A bench comprising Chief Justice Dipak Misra and Justices A M Khanwilkar and D Y Chandrachud allowed more time to the Centre on the PIL, which also refers to the 187th Report of the Law Commission advocating removal of the present mode of execution from the statute.
The apex court had earlier termed the Constitution as a "compassionate" and "organic" guiding book and said the legislature could think of changing the law so that a convict, facing death penalty, dies "in peace and not in pain".
On October 6, the apex court sought the Centre's response on the plea filed in personal capacity by lawyer Rishi Malhotra which referred to Article 21 (Right to Life) of the Constitution and said it also included the right of a condemned prisoner to have a dignified mode of execution so that death becomes less painful.
The plea said the Law Commission report had noted a significant increase in the number of countries where hanging has been abolished and substituted by electrocution, shooting or lethal injection as methods of execution.
The lawyer also referred to various apex court judgements in which the practise of hanging a death row convict has been assailed.
The plea said "dying with dignity is part of right to life" and the present practice of executing a death row convict by hanging involves "prolonged pain and suffering".
The present procedure can be replaced with intravenous lethal injection, shooting, electrocution or gas chamber in which death is just a matter of minutes, it said.
The PIL sought quashing of section 354(5) of the Criminal Procedure Code, which states that when a person is sentenced to death, the sentence shall direct that he be hanged by the neck till he is dead.
It said execution was not only "barbaric, inhuman and cruel", but also against the resolutions adopted by the United Nations Economic and Social Council (ECOSOC).
The plea also said that execution should be as quick and as simple as possible and free from anything that unnecessarily sharpened the poignancy of the prisoner's apprehension.
It sought to declare "right to die by a dignified procedure of death as a fundamental right as defined under Article 21 of the Constitution".
"This also includes the right to a dignified life up to the point of death including a dignified procedure of death. In other words, this may include the right of a dying man to also die with dignity when his life is ebbing out," it added.

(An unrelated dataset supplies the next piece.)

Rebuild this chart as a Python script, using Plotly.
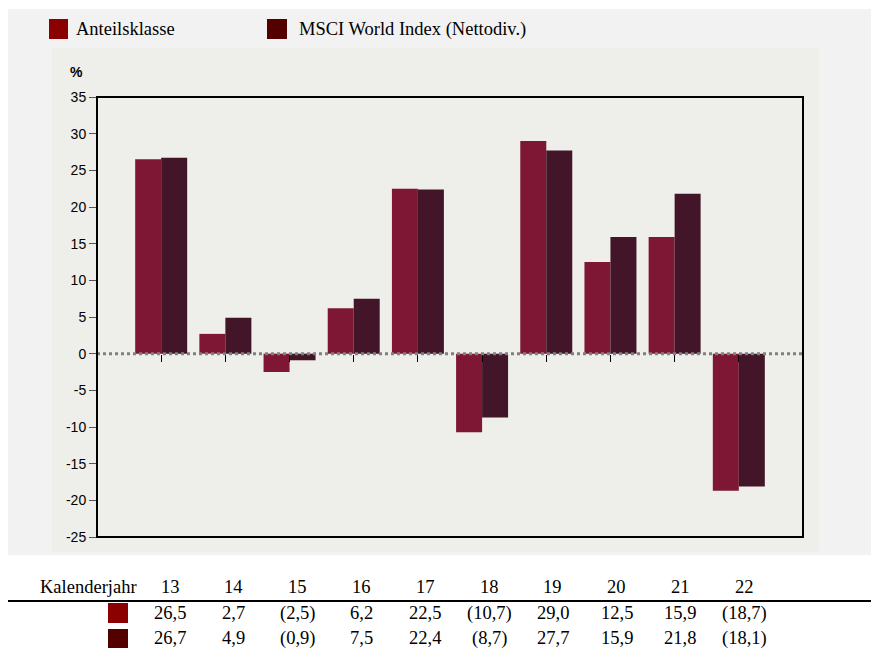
import plotly.graph_objects as go

# Kalenderjahre und Renditen in %
jahre = ['13', '14', '15', '16', '17', '18', '19', '20', '21', '22']
anteilsklasse = [26.5, 2.7, -2.5, 6.2, 22.5, -10.7, 29.0, 12.5, 15.9, -18.7]
msci_world = [26.7, 4.9, -0.9, 7.5, 22.4, -8.7, 27.7, 15.9, 21.8, -18.1]
y_ticks = [35, 30, 25, 20, 15, 10, 5, 0, -5, -10, -15, -20, -25]

farbe_anteil = '#7d1733'
farbe_msci = '#421628'
legende_anteil = '#8b0000'
legende_msci = '#520000'

# die Seite hat 8px Rand -> Figur etwas kleiner, Koordinaten in Seitenpixeln
OFF = 8
W, H = 879 - OFF, 648 - OFF
L, R, T, B = 97, 803, 97, 537


def px_x(v):
    return (v - L) / (R - L)


def px_y(v):
    return (B - v) / (B - T)


def fmt(v):
    s = f'{abs(v):.1f}'.replace('.', ',')
    return f'({s})' if v < 0 else s


fig = go.Figure()
fig.add_trace(go.Bar(x=jahre, y=anteilsklasse, name='Anteilsklasse',
                     marker=dict(color=farbe_anteil, line=dict(width=0))))
fig.add_trace(go.Bar(x=jahre, y=msci_world, name='MSCI World Index (Nettodiv.)',
                     marker=dict(color=farbe_msci, line=dict(width=0))))

shapes = [
    # Hintergründe
    dict(type='rect', xref='paper', yref='paper', layer='below',
         x0=px_x(8), x1=px_x(890), y0=px_y(555), y1=px_y(9),
         fillcolor='#f2f2f2', line=dict(width=0)),
    dict(type='rect', xref='paper', yref='paper', layer='below',
         x0=px_x(52), x1=px_x(819), y0=px_y(552), y1=px_y(48),
         fillcolor='#eeeeea', line=dict(width=0)),
    # Nulllinie
    dict(type='line', xref='paper', yref='y', x0=0, x1=1, y0=0, y1=0,
         line=dict(color='#808080', width=3, dash='dot')),
    # Rahmen
    dict(type='rect', xref='paper', yref='paper', x0=0, x1=1, y0=0, y1=1,
         line=dict(color='black', width=2)),
    # Legende
    dict(type='rect', xref='paper', yref='paper',
         x0=px_x(49), x1=px_x(68), y0=px_y(39), y1=px_y(19),
         fillcolor=legende_anteil, line=dict(width=0)),
    dict(type='rect', xref='paper', yref='paper',
         x0=px_x(267), x1=px_x(287), y0=px_y(39), y1=px_y(19),
         fillcolor=legende_msci, line=dict(width=0)),
    # Tabelle
    dict(type='line', xref='paper', yref='paper',
         x0=px_x(8), x1=px_x(890), y0=px_y(601), y1=px_y(601),
         line=dict(color='black', width=2)),
    dict(type='rect', xref='paper', yref='paper',
         x0=px_x(108), x1=px_x(128), y0=px_y(623), y1=px_y(603),
         fillcolor=legende_anteil, line=dict(width=0)),
    dict(type='rect', xref='paper', yref='paper',
         x0=px_x(108), x1=px_x(128), y0=px_y(649), y1=px_y(629),
         fillcolor=legende_msci, line=dict(width=0)),
]

serif = dict(family='Liberation Serif', size=18.5, color='black')

annotations = [
    dict(text='Anteilsklasse', xref='paper', yref='paper', x=px_x(74), y=px_y(29),
         xanchor='left', yanchor='middle', showarrow=False, font=serif),
    dict(text='MSCI World Index (Nettodiv.)', xref='paper', yref='paper',
         x=px_x(297), y=px_y(29), xanchor='left', yanchor='middle',
         showarrow=False, font=serif),
    dict(text='<b>%</b>', xref='paper', yref='paper', x=px_x(76), y=px_y(72),
         xanchor='center', yanchor='middle', showarrow=False,
         font=dict(family='Liberation Sans', size=14, color='black')),
    dict(text='Kalenderjahr', xref='paper', yref='paper', x=px_x(139), y=px_y(587),
         xanchor='right', yanchor='middle', showarrow=False, font=serif),
]
for i, j in enumerate(jahre):
    xc = px_x(170 + i * 63.8)
    for text, yy in [(j, 587), (fmt(anteilsklasse[i]), 613), (fmt(msci_world[i]), 638)]:
        annotations.append(dict(text=text, xref='paper', yref='paper', x=xc,
                                y=px_y(yy), xanchor='center', yanchor='middle',
                                showarrow=False, font=serif))

fig.update_layout(
    width=W, height=H,
    margin=dict(l=L - OFF, r=W - (R - OFF), t=T - OFF, b=H - (B - OFF)),
    paper_bgcolor='white', plot_bgcolor='#eeeeea',
    barmode='group', bargap=0.19, bargroupgap=0,
    showlegend=False,
    shapes=shapes, annotations=annotations,
    xaxis=dict(type='category', range=[-1, 10], showgrid=False, zeroline=False,
               showline=False, showticklabels=False, ticks='outside', ticklen=7,
               tickcolor='black', tickwidth=1, anchor='free', position=25 / 60),
    yaxis=dict(range=[-25, 35], tickvals=y_ticks, ticktext=[str(v) for v in y_ticks],
               showgrid=False, zeroline=False,
               showline=False, ticks='outside', ticklen=7, tickcolor='#555555',
               tickfont=dict(family='Liberation Sans', size=14, color='black')),
)

fig.write_html('out.html')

Drawing a comparison, the petition said that while in hanging, the entire execution process takes over 40 minutes to declare prisoner dead, the shooting process involves not more than a few minutes. In case of intravenous lethal injection, it is all over in 5 minutes.
"The Act of the execution should produce immediate unconsciousness passing quickly into the death. It should be decent. It should not involve mutilation," the plea added.